Frank A J L James
Oxford: OUP 2010 | Pp184 | £7.99 | ISBN 978 019 957 431 5
Reviewed by Len Pollock
Considered the 'father of electricity', Michael Faraday is one of the best known scientific figures of all time, probably second only to Isaac Newton.
This Very Short Introduction places Faraday in the context of his time. From his humble beginnings in Yorkshire and Westmorland to his work at London's Royal Institution, James explores Faraday's attitude towards religion, key theoretical ideas, his approach to studying the natural world, and his reputation.
James portrays a man with an obsessive character and persistent attention to detail whose science underlies the modern world.

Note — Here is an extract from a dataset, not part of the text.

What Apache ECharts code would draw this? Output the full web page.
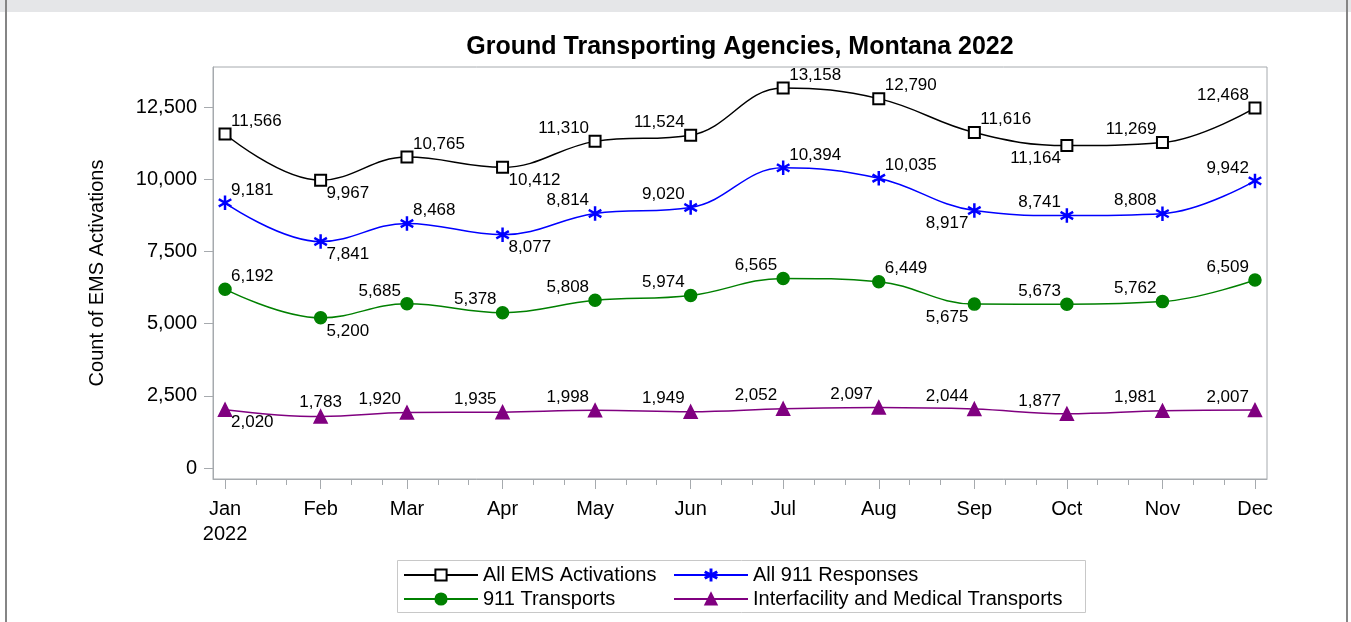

Neither a textbook nor a novel, James offers an engaging non-fictional read into the lifestyle and legacy of Faraday, both as a public man and a scientist. There is also a brief insight into his private life, particularly as a child and youth when his interest in science developed.
Readers are briefly introduced to Faraday's principal discoveries of isolating benzene, some of the alkali metals and the magneto-electrical field theory, as well his interest in pictorial reproduction.
James reveals how the Sandemanian part of the Christian faith guided Faraday through his adult life both as a scientist, at the Royal Institute, and in his dealings with the larger world, and the fact that Faraday took fame in its stride.